Journalists note the company’s connections elsewhere to the Eddie Obeid ICAC inquiry currently underway.

But along with these concerns, the mining company’s move also points to just how much the education system has changed.


Slow change leaves a big mark

There used to be a clear dividing line between state schools and private and Catholic schools. Private and Catholic schools could decide themselves what they taught, who they taught and how they funded their operations. State schools were funded out of the public purse, set up to teach all comers, and with a responsibility to provide a quality general education.

But differences on both sides have been chipped away. Non-state schools are funded generously out of public funds and their data captured on the My School website, and state schools have been encouraged to work more with industry – to seek new sources of funds.

While these changes to funding and curriculum have been underway for some time, is it OK?

First, we have to consider how far companies should be involved with public schools and at what point they step over the line and use them as a marketing mechanism. Does it matter, for example, what they sell?

Nucoal are promising some direct investment (“tens of thousands of dollars”, not, incidentally, a huge amount given the overall cost of schools or the profits of the mining industry) for the price of a little curriculum tweaking and naming rights.

In the past, Coles used schools to drive spending in their supermarkets by donating a tiny fraction of the profits to computers and sports equipment for schools.

Driving past many primary schools, you’ll see the details about the school dwarfed by the real estate advertising that sponsors the sign.

Today these developments tend to pass without notice. Objections arise only if there is a specific concern about sponsors' products – such as the campaigns against McDonald’s at the Melbourne Royal Children’s Hospital (unsuccessful) and campaigns to rid school canteens of commercial soft drinks (often successful).


Curriculum concerns

Curriculum content is probably the most contested area. In academic subjects, central curriculum policies set up frameworks of what all children are expected to learn in common, but with scope for local variation to study what is important to that community.
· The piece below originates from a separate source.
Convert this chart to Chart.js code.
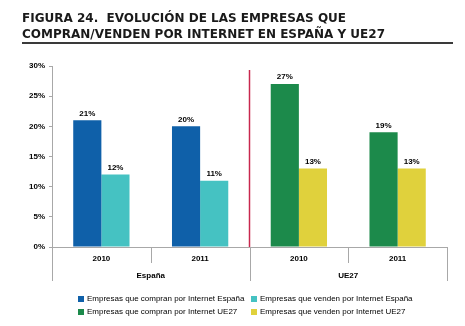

One of the criticisms by teachers of Australian Curriculum, Assessment and Reporting Authority – ACARA – is that it is reducing this scope for local emphasis in subjects like history.

So including more attention to mining in a community where mining is important is not in itself a problem. But teachers have a legitimate concern if the new commercial sponsorship will reduce their ability to convey scientific knowledge, or to have students critically analyse debates and arguments.

And to what extent should schools be preparing students specifically for particular local industries? Today policies talk of job changes over a lifetime, lifelong learning, globalization, and the need to raise participation in tertiary education.

This suggests a narrow orientation to entry-level training for their first job may not be in students’ interests. But careers teachers in poorer areas also know how the competition for tertiary entry is stacked against their students – and for many getting into a first job and having good connections with local employers matters.

Show us the money

In both the UK and USA there has been a move to encourage companies and philanthropists to sponsor and manage schools (“Academies” in the UK; “Charter Schools” in the USA) with the philosophy they will do this better than local government authorities.

But research suggests some worrying quid pro quos. In the UK, Stephen Ball found companies with construction interests were sponsoring academies and gaining more in funding to build the schools than they had invested to win the contract.

In the USA, a new book by academics Mike Fabricant and Michelle Fine traces a direct relationship between the encouragement of this new non-public investment in public schools and reduction of the total spending per school and student that results from it.

It is understandable, given the lack of action following the Gonski Review, that schools are seeking new sources of funding. But we need to be careful about a downward spiral of responsibility for resourcing schooling, and about whose interests are being served in new funding arrangements.

Lyn Yates receives research grant funding from ARC, and has received (past) partnership research funding from NSW Department of Education and Royal Children's Hospital Education Institute and currently from Bio 21 and RACI.